Exclude the pictures, then repeat the remaining data exactly.

RAW DATA:
----

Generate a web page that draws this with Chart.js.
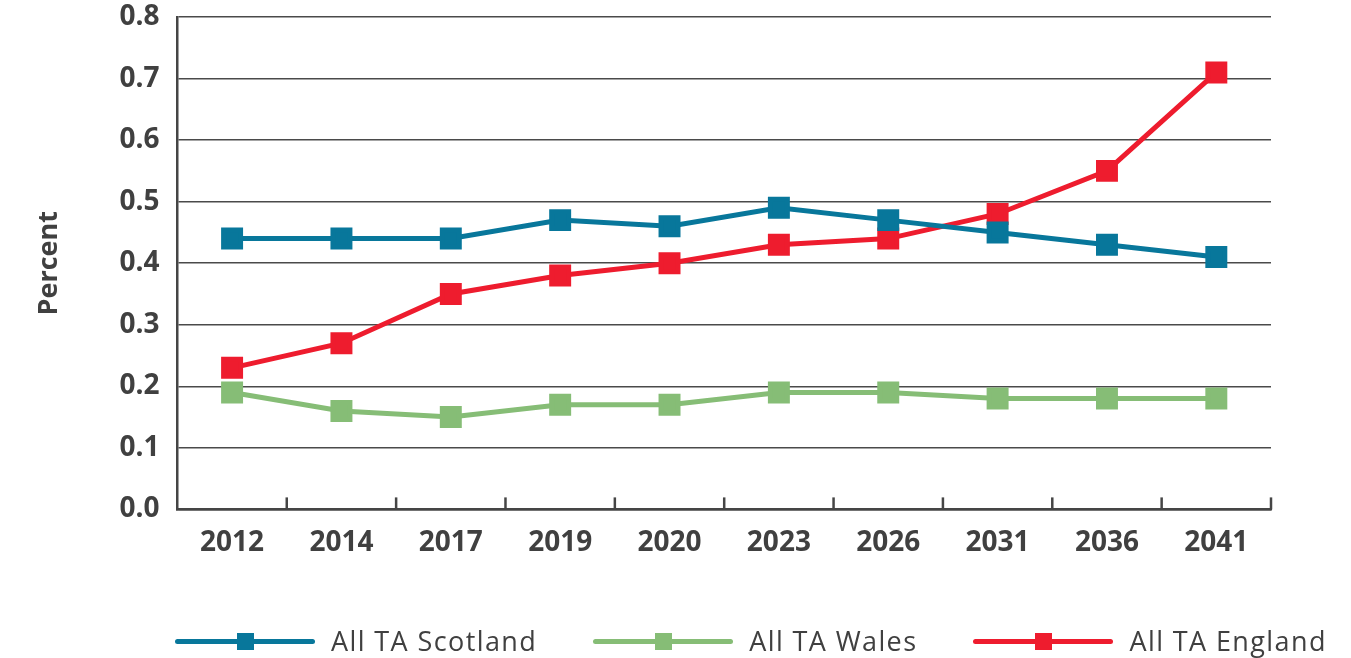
<!DOCTYPE html>
<html>
<head>
<meta charset="utf-8">
<script src="https://cdn.jsdelivr.net/npm/chart.js@4/dist/chart.umd.min.js"></script>
<style>
  body { margin: 0; background: #fff; }
  #wrap { position: relative; width: 1351px; height: 658px; }
  #legend { position: absolute; left: 175px; top: 622px; display: flex; gap: 56px;
            font-family: "Open Sans", sans-serif; font-size: 27px; font-weight: 500;
            letter-spacing: 1.4px; color: #404040; }
  .item { display: flex; align-items: center; gap: 16px; }
  .swatch { position: relative; width: 140px; height: 36px; }
  .swatch .ln { position: absolute; left: 0; right: 0; top: 16px; height: 5px; border-radius: 3px; }
  .swatch .sq { position: absolute; left: 62px; top: 10px; width: 17px; height: 17px; }
</style>
</head>
<body>
<div id="wrap">
  <canvas id="chart" width="1351" height="658"></canvas>
  <div id="legend"></div>
</div>
<script>
var years = ["2012", "2014", "2017", "2019", "2020", "2023", "2026", "2031", "2036", "2041"];
var scotland = [0.44, 0.44, 0.44, 0.47, 0.46, 0.49, 0.47, 0.45, 0.43, 0.41];
var wales = [0.19, 0.16, 0.15, 0.17, 0.17, 0.19, 0.19, 0.18, 0.18, 0.18];
var england = [0.23, 0.27, 0.35, 0.38, 0.40, 0.43, 0.44, 0.48, 0.55, 0.71];

var textColor = "#404040";
var axisColor = "#454545";

function series(label, data, color) {
  return {
    label: label,
    data: data,
    borderColor: color,
    backgroundColor: color,
    borderWidth: 5,
    pointStyle: "rect",
    pointRadius: 12,
    pointHoverRadius: 12,
    tension: 0,
  };
}

// small tick marks pointing up from the x axis, between the categories
var innerTicks = {
  id: "innerTicks",
  afterDatasetsDraw(chart) {
    var x = chart.scales.x;
    var area = chart.chartArea;
    var band = (area.right - area.left) / years.length;
    var ctx = chart.ctx;
    ctx.save();
    ctx.strokeStyle = axisColor;
    ctx.lineWidth = 2.5;
    for (var i = 0; i < years.length; i++) {
      var px = x.getPixelForTick(i) + band / 2;
      ctx.beginPath();
      ctx.moveTo(px, area.bottom);
      ctx.lineTo(px, area.bottom - 12);
      ctx.stroke();
    }
    ctx.restore();
  },
};

var chart = new Chart(document.getElementById("chart"), {
  type: "line",
  data: {
    labels: years,
    datasets: [
      series("All TA Scotland", scotland, "#08779b"),
      series("All TA Wales", wales, "#86bd76"),
      series("All TA England", england, "#ee1c2e"),
    ],
  },
  options: {
    responsive: false,
    animation: false,
    layout: { padding: { left: 33, right: 80, top: 0, bottom: 81 } },
    plugins: {
      legend: { display: false },
      tooltip: { enabled: false },
    },
    scales: {
      x: {
        offset: true,
        grid: { display: false, drawTicks: false },
        border: { display: true, color: axisColor, width: 2.5 },
        ticks: {
          color: textColor,
          padding: 17,
          font: { family: "Open Sans", size: 28, weight: "bold" },
        },
      },
      y: {
        min: 0,
        max: 0.8,
        grid: { color: "#4a4a4a", lineWidth: 1.5, drawTicks: true, tickLength: 18, tickColor: "rgba(0,0,0,0)" },
        border: { display: true, color: axisColor, width: 2.5 },
        ticks: {
          stepSize: 0.1,
          color: textColor,
          padding: 0,
          font: { family: "Open Sans", size: 28, weight: "bold" },
          callback: function (v) { return v.toFixed(1); },
        },
        title: {
          display: true,
          text: "Percent",
          color: textColor,
          padding: { top: 0, bottom: 54 },
          font: { family: "Open Sans", size: 27, weight: "bold" },
        },
      },
    },
  },
  plugins: [innerTicks],
});

// html legend: line with a square marker, built from the datasets
var legend = document.getElementById("legend");
chart.data.datasets.forEach(function (ds) {
  var item = document.createElement("div");
  item.className = "item";
  item.innerHTML =
    '<div class="swatch"><div class="ln" style="background:' + ds.borderColor + '"></div>' +
    '<div class="sq" style="background:' + ds.borderColor + '"></div></div>' +
    "<span>" + ds.label + "</span>";
  legend.appendChild(item);
});
</script>
</body>
</html>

----

TASK SOLUTION:
Generate a web page that draws this with Chart.js.
<!DOCTYPE html>
<html>
<head>
<meta charset="utf-8">
<script src="https://cdn.jsdelivr.net/npm/chart.js@4/dist/chart.umd.min.js"></script>
<style>
  body { margin: 0; background: #fff; }
  #wrap { position: relative; width: 1351px; height: 658px; }
  #legend { position: absolute; left: 175px; top: 622px; display: flex; gap: 56px;
            font-family: "Open Sans", sans-serif; font-size: 27px; font-weight: 500;
            letter-spacing: 1.4px; color: #404040; }
  .item { display: flex; align-items: center; gap: 16px; }
  .swatch { position: relative; width: 140px; height: 36px; }
  .swatch .ln { position: absolute; left: 0; right: 0; top: 16px; height: 5px; border-radius: 3px; }
  .swatch .sq { position: absolute; left: 62px; top: 10px; width: 17px; height: 17px; }
</style>
</head>
<body>
<div id="wrap">
  <canvas id="chart" width="1351" height="658"></canvas>
  <div id="legend"></div>
</div>
<script>
var years = ["2012", "2014", "2017", "2019", "2020", "2023", "2026", "2031", "2036", "2041"];
var scotland = [0.44, 0.44, 0.44, 0.47, 0.46, 0.49, 0.47, 0.45, 0.43, 0.41];
var wales = [0.19, 0.16, 0.15, 0.17, 0.17, 0.19, 0.19, 0.18, 0.18, 0.18];
var england = [0.23, 0.27, 0.35, 0.38, 0.40, 0.43, 0.44, 0.48, 0.55, 0.71];

var textColor = "#404040";
var axisColor = "#454545";

function series(label, data, color) {
  return {
    label: label,
    data: data,
    borderColor: color,
    backgroundColor: color,
    borderWidth: 5,
    pointStyle: "rect",
    pointRadius: 12,
    pointHoverRadius: 12,
    tension: 0,
  };
}

// small tick marks pointing up from the x axis, between the categories
var innerTicks = {
  id: "innerTicks",
  afterDatasetsDraw(chart) {
    var x = chart.scales.x;
    var area = chart.chartArea;
    var band = (area.right - area.left) / years.length;
    var ctx = chart.ctx;
    ctx.save();
    ctx.strokeStyle = axisColor;
    ctx.lineWidth = 2.5;
    for (var i = 0; i < years.length; i++) {
      var px = x.getPixelForTick(i) + band / 2;
      ctx.beginPath();
      ctx.moveTo(px, area.bottom);
      ctx.lineTo(px, area.bottom - 12);
      ctx.stroke();
    }
    ctx.restore();
  },
};

var chart = new Chart(document.getElementById("chart"), {
  type: "line",
  data: {
    labels: years,
    datasets: [
      series("All TA Scotland", scotland, "#08779b"),
      series("All TA Wales", wales, "#86bd76"),
      series("All TA England", england, "#ee1c2e"),
    ],
  },
  options: {
    responsive: false,
    animation: false,
    layout: { padding: { left: 33, right: 80, top: 0, bottom: 81 } },
    plugins: {
      legend: { display: false },
      tooltip: { enabled: false },
    },
    scales: {
      x: {
        offset: true,
        grid: { display: false, drawTicks: false },
        border: { display: true, color: axisColor, width: 2.5 },
        ticks: {
          color: textColor,
          padding: 17,
          font: { family: "Open Sans", size: 28, weight: "bold" },
        },
      },
      y: {
        min: 0,
        max: 0.8,
        grid: { color: "#4a4a4a", lineWidth: 1.5, drawTicks: true, tickLength: 18, tickColor: "rgba(0,0,0,0)" },
        border: { display: true, color: axisColor, width: 2.5 },
        ticks: {
          stepSize: 0.1,
          color: textColor,
          padding: 0,
          font: { family: "Open Sans", size: 28, weight: "bold" },
          callback: function (v) { return v.toFixed(1); },
        },
        title: {
          display: true,
          text: "Percent",
          color: textColor,
          padding: { top: 0, bottom: 54 },
          font: { family: "Open Sans", size: 27, weight: "bold" },
        },
      },
    },
  },
  plugins: [innerTicks],
});

// html legend: line with a square marker, built from the datasets
var legend = document.getElementById("legend");
chart.data.datasets.forEach(function (ds) {
  var item = document.createElement("div");
  item.className = "item";
  item.innerHTML =
    '<div class="swatch"><div class="ln" style="background:' + ds.borderColor + '"></div>' +
    '<div class="sq" style="background:' + ds.borderColor + '"></div></div>' +
    "<span>" + ds.label + "</span>";
  legend.appendChild(item);
});
</script>
</body>
</html>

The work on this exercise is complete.